The 2,007th baby was born Sunday at Blanchfield Army Community Hospital, a milestone in the base’s baby boom created by troops returning last fall.
Jennifer Taylor, 32, is hoping the special designation for her new son, Joseph, gives him a little extra luck.
“I think it means we can expect great things from him,” Taylor said Monday from her hospital room, about 60 miles north of Nashville.
Taylor and her husband, Sgt. Danny Taylor, are among thousands of growing families at the post on the Tennessee-Kentucky state line that is home to the 101st Airborne Division.
Hospital officials saw a huge increase in births, nearly twice the usual number of deliveries per month, about nine months after 20,000 soldiers with the 101st returned from a deployment in Iraq.
When Sgt. Taylor returned home in November, the couple wanted to have another baby boy to join their three other children. But like many of the other families on base, the new father was deployed again in September before Joseph could be born.

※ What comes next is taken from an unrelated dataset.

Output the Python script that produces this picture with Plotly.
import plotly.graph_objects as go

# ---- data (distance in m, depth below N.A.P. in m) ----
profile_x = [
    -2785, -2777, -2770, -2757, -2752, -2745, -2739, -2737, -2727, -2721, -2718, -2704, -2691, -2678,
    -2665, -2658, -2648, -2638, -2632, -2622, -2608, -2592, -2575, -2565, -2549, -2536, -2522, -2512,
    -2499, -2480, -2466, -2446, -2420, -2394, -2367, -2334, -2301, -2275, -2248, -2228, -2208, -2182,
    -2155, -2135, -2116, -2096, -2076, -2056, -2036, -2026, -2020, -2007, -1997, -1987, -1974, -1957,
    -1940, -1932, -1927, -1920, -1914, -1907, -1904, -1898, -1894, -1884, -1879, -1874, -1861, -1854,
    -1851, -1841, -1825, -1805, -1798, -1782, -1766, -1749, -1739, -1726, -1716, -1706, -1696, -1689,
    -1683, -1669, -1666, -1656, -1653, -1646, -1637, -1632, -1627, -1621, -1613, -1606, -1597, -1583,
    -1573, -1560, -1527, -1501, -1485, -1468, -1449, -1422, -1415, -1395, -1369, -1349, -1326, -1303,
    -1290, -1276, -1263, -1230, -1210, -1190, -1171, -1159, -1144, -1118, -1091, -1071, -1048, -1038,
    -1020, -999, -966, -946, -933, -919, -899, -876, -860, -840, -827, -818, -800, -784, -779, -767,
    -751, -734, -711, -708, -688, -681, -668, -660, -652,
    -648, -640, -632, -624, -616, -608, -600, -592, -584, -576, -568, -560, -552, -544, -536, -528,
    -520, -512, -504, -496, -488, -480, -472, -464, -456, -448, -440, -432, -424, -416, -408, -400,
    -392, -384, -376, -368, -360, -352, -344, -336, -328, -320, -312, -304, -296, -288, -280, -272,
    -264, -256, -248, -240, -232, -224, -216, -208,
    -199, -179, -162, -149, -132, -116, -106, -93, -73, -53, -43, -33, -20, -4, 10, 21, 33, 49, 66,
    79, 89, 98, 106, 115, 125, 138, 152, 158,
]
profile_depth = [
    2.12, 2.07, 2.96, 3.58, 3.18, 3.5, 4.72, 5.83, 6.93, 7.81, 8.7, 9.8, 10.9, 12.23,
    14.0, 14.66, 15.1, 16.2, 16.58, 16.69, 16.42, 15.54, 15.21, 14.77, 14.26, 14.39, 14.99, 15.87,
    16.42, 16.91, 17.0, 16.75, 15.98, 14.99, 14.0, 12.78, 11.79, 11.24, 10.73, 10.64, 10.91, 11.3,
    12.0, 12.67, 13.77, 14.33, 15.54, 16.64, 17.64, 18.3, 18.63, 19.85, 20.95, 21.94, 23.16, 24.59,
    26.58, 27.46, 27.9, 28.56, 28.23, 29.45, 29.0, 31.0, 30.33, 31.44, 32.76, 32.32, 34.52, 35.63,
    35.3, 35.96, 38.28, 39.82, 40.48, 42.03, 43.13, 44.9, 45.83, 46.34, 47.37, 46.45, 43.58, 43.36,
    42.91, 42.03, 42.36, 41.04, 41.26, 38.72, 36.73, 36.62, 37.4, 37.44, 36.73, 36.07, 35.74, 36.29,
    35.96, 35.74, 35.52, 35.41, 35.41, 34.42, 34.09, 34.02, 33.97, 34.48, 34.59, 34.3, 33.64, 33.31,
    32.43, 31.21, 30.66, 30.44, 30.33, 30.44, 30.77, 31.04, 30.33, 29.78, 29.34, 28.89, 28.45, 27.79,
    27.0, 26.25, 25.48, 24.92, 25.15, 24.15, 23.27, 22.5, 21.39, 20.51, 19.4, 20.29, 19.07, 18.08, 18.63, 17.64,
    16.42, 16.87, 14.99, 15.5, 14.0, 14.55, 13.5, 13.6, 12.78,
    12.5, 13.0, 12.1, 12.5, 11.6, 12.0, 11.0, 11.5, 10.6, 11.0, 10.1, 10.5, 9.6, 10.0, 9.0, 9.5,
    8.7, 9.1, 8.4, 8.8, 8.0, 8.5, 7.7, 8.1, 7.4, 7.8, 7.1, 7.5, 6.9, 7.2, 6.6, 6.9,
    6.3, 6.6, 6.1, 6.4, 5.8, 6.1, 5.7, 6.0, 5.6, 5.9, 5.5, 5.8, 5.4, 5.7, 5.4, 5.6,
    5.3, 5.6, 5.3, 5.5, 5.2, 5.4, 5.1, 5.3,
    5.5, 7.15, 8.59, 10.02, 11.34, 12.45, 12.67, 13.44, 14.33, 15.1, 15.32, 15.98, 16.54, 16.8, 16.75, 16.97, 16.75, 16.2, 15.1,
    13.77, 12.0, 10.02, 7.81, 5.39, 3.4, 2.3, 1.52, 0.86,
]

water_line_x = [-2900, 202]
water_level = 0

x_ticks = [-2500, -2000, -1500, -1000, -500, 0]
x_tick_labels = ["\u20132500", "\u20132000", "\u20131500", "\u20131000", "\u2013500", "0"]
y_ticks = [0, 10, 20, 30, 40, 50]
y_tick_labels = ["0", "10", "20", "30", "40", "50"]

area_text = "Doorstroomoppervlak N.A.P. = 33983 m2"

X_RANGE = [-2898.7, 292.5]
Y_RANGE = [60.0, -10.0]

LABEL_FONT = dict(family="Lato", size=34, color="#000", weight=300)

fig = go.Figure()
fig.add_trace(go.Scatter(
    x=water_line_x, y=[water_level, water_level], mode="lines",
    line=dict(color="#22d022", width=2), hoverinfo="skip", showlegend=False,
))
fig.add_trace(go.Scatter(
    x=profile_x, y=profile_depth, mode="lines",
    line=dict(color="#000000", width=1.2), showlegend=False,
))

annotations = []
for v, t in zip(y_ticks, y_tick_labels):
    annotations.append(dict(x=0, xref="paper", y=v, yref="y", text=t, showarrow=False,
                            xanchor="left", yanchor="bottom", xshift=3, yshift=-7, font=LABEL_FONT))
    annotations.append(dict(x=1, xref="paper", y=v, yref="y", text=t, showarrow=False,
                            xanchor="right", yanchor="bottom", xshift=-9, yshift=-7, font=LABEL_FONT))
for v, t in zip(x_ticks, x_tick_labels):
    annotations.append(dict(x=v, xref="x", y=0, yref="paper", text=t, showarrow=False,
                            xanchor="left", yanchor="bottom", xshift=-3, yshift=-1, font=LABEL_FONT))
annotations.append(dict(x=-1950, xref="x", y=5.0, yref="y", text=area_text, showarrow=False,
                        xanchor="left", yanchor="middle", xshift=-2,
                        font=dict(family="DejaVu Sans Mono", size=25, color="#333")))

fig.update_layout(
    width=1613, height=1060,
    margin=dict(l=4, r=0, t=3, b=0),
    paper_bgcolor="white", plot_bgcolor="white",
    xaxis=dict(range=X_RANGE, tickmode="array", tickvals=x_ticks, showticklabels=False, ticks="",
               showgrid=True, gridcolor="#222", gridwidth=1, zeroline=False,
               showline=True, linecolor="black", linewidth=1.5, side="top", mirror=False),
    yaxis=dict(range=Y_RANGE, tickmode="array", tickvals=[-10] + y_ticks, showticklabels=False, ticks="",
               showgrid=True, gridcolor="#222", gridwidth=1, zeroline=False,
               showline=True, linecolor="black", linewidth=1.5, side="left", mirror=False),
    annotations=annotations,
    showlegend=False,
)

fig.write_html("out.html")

“I don’t think we knew he was going to be gone so soon,” she said, noting she gave him the good news by phone on Sunday night. “Joey will be 7 months old before his dad holds him, but that’s a commitment you make as a family.”
While a temporary increase in births is not uncommon after soldiers return, the boom this year is the biggest the post has seen in decades.
The 2,007th delivery caps a very busy year for the hospital, which only had 1,352 deliveries last year, according to Lt. Col. Diane Adams, the chief of women’s health. More were expected at other nearby hospitals in Tennessee and Kentucky.
Taylor said she’ll depend on relatives living nearby and a close church family to help her through another deployment with a new baby.
“I think it’s something only military families deal with, but it’s something that you have to accept,” she said.
My very own grandson was born during the boom.